Chinese exporters are offering U.S. customers highly attractive deals by pledging to absorb the full cost of tariffs. Beneath this offer lies a complex web of questionable practices that sustain these low-priced shipments from China.

The prevalent tactic involves the use of “delivered-duty-paid” shipping, in which sellers cover all import-related expenses, including tariffs. Some sellers then under-invoice shipments or mislabel goods in customs declarations to minimize duty obligations. These shipments often go through shell companies, registered under foreign entities, which act as the official importers of record—bearing responsibility for customs accuracy and tariff payments.

To secure shipments, these shell companies obtain a customs bond—typically at least $50,000—as a guarantee. However, once duties are unpaid and the bond is claimed, many of these companies simply vanish, defaulting without filing for bankruptcy, only to reemerge under new names and repeat the scheme.

This approach is gaining traction amid renewed tariffs introduced by U.S. President Donald Trump. Legal experts warn that U.S. firms, even those not listed as importers of record, may face serious civil or criminal liability if found complicit or willfully ignorant. Recent examples show U.S. businesses receiving unexpected tariff bills or having their goods seized due to unpaid duties.

Online platforms have seen a surge in promotions offering “tax-inclusive” delivery of large items like furniture and appliances to the U.S., often using under-invoicing or misclassification tactics. Industry insiders reveal that some American buyers are pressuring Chinese suppliers to adopt such methods to stay competitive, especially as legally compliant firms struggle to match illegally low prices.

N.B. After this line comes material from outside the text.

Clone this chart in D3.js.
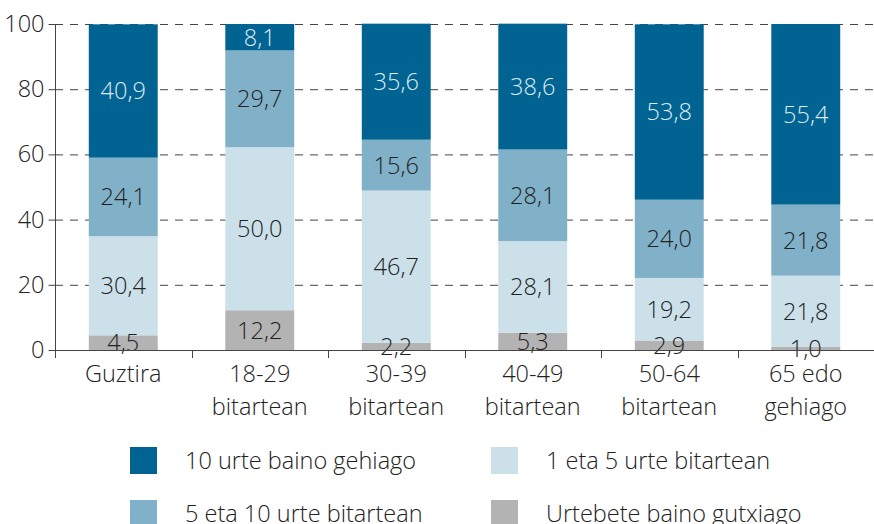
<!DOCTYPE html>
<html>
<head>
<meta charset="utf-8">
<script src="https://cdn.jsdelivr.net/npm/d3@7"></script>
<style>
  body { margin: 0; background: #fff; }
  svg text { font-family: "Open Sans", "Noto Sans", sans-serif; font-weight: 300; }
</style>
</head>
<body>
<div id="chart"></div>
<script>
// categories (two-line labels)
var categories = ["Guztira", "18-29 bitartean", "30-39 bitartean", "40-49 bitartean", "50-64 bitartean", "65 edo gehiago"];
var catLines = [["Guztira"], ["18-29", "bitartean"], ["30-39", "bitartean"], ["40-49", "bitartean"], ["50-64", "bitartean"], ["65 edo", "gehiago"]];

// series, stacked bottom to top
var seriesNames = ["Urtebete baino gutxiago", "1 eta 5 urte bitartean", "5 eta 10 urte bitartean", "10 urte baino gehiago"];
var lessThan1 = [4.5, 12.2, 2.2, 5.3, 2.9, 1.0];
var from1to5 = [30.4, 50.0, 46.7, 28.1, 19.2, 21.8];
var from5to10 = [24.1, 29.7, 15.6, 28.1, 24.0, 21.8];
var moreThan10 = [40.9, 8.1, 35.6, 38.6, 53.8, 55.4];
var yTicks = [0, 20, 40, 60, 80, 100];

var colors = ["#b3b3b3", "#cce0ea", "#80b1c9", "#006391"];
var textColors = ["#222", "#222", "#222", "#dcebf3"];

var W = 874, H = 524;
var margin = {left: 55, right: 0, top: 24, bottom: 174};
var fs = "23.5px";

var svg = d3.select("#chart").append("svg")
    .attr("width", W)
    .attr("height", H);

var x = d3.scaleBand()
    .domain(categories)
    .range([margin.left, W - margin.right])
    .paddingInner(0.495)
    .paddingOuter(0.2475);

var y = d3.scaleLinear()
    .domain([0, 100])
    .range([H - margin.bottom, margin.top]);

// build stack table
var table = categories.map(function(c, i) {
  return {cat: c, s0: lessThan1[i], s1: from1to5[i], s2: from5to10[i], s3: moreThan10[i]};
});
var stack = d3.stack().keys(["s0", "s1", "s2", "s3"]);
var layers = stack(table);

// gridlines
svg.append("g")
  .selectAll("line")
  .data(yTicks.filter(function(d) { return d > 0; }))
  .enter().append("line")
    .attr("x1", margin.left)
    .attr("x2", W)
    .attr("y1", function(d) { return y(d) + 0.5; })
    .attr("y2", function(d) { return y(d) + 0.5; })
    .attr("stroke", "#444")
    .attr("stroke-width", 1)
    .attr("stroke-dasharray", "8,7");

// bars
var groups = svg.append("g").selectAll("g")
    .data(layers)
    .enter().append("g")
    .attr("fill", function(d, i) { return colors[i]; });

groups.selectAll("rect")
    .data(function(d) { return d; })
    .enter().append("rect")
    .attr("x", function(d) { return x(d.data.cat); })
    .attr("width", x.bandwidth())
    .attr("y", function(d) { return y(Math.min(d[1], 100.1)); })
    .attr("height", function(d) { return y(d[0]) - y(Math.min(d[1], 100.1)); });

// value labels
layers.forEach(function(layer, li) {
  svg.append("g").selectAll("text")
    .data(layer)
    .enter().append("text")
    .attr("x", function(d) { return x(d.data.cat) + x.bandwidth() / 2; })
    .attr("y", function(d) { return (y(d[0]) + y(Math.min(d[1], 100))) / 2; })
    .attr("dy", "0.36em")
    .attr("text-anchor", "middle")
    .attr("fill", textColors[li])
    .attr("font-size", fs)
    .text(function(d) { return d3.format(".1f")(d[1] - d[0]).replace(".", ","); });
});

// y axis
var yAxis = svg.append("g")
    .attr("transform", "translate(" + (margin.left + 0.5) + ",0)")
    .call(d3.axisLeft(y).tickValues(yTicks).tickSize(7).tickPadding(4));
yAxis.select(".domain").attr("d", "M0," + y(100) + "V" + (y(0) + 8)).attr("stroke", "#444");
yAxis.selectAll(".tick line").attr("stroke", "#444");
yAxis.selectAll("text")
    .attr("font-size", fs)
    .attr("fill", "#222")
    .attr("font-family", null);

// x axis line and separators
svg.append("line")
    .attr("x1", margin.left).attr("x2", W)
    .attr("y1", y(0) + 0.5).attr("y2", y(0) + 0.5)
    .attr("stroke", "#444").attr("stroke-width", 1.2);

svg.append("g").selectAll("line")
    .data(categories.slice(1))
    .enter().append("line")
    .attr("x1", function(d) { return Math.round(x(d) - x.step() * x.paddingInner() / 2) + 0.5; })
    .attr("x2", function(d) { return Math.round(x(d) - x.step() * x.paddingInner() / 2) + 0.5; })
    .attr("y1", y(0))
    .attr("y2", y(0) + 8)
    .attr("stroke", "#444");

// category labels
var catText = svg.append("g").selectAll("text")
    .data(categories)
    .enter().append("text")
    .attr("x", function(d) { return x(d) + x.bandwidth() / 2; })
    .attr("y", y(0) + 32)
    .attr("text-anchor", "middle")
    .attr("fill", "#222")
    .attr("font-size", fs);
catText.selectAll("tspan")
    .data(function(d, i) { return catLines[i]; })
    .enter().append("tspan")
    .attr("x", function() { return d3.select(this.parentNode).attr("x"); })
    .attr("dy", function(d, i) { return i === 0 ? 0 : 33; })
    .text(function(d) { return d; });

// legend
var legendOrder = [3, 1, 2, 0];
var legend = svg.append("g").selectAll("g")
    .data(legendOrder)
    .enter().append("g")
    .attr("transform", function(d, i) {
      return "translate(" + (130 + (i % 2) * 361) + "," + (447 + Math.floor(i / 2) * 53) + ")";
    });
legend.append("rect")
    .attr("width", 27)
    .attr("height", 27)
    .attr("fill", function(d) { return colors[d]; });
legend.append("text")
    .attr("x", 55)
    .attr("y", 13.5)
    .attr("dy", "0.36em")
    .attr("fill", "#222")
    .attr("font-size", fs)
    .text(function(d) { return seriesNames[d]; });
</script>
</body>
</html>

The current tariff regime has exposed gaps in U.S. Customs and Border Protection’s enforcement capacity. With only a small portion of imports physically inspected, authorities rely on risk-targeting systems to detect irregularities. Despite efforts, the volume of incoming trade makes comprehensive enforcement challenging.

Illicit transshipment through third countries, mislabeling, and undervaluation of goods have led to significant tariff losses. A major financial institution estimated that in 2023, U.S. tariff evasion from Chinese imports ranged between $110 billion and $130 billion.

In response, the U.S. government is pressuring foreign partners to strengthen export controls and is signaling stricter domestic enforcement, including severe penalties under customs and fraud laws. A recent directive from the Justice Department has elevated trade fraud, especially tariff evasion, as a key enforcement priority.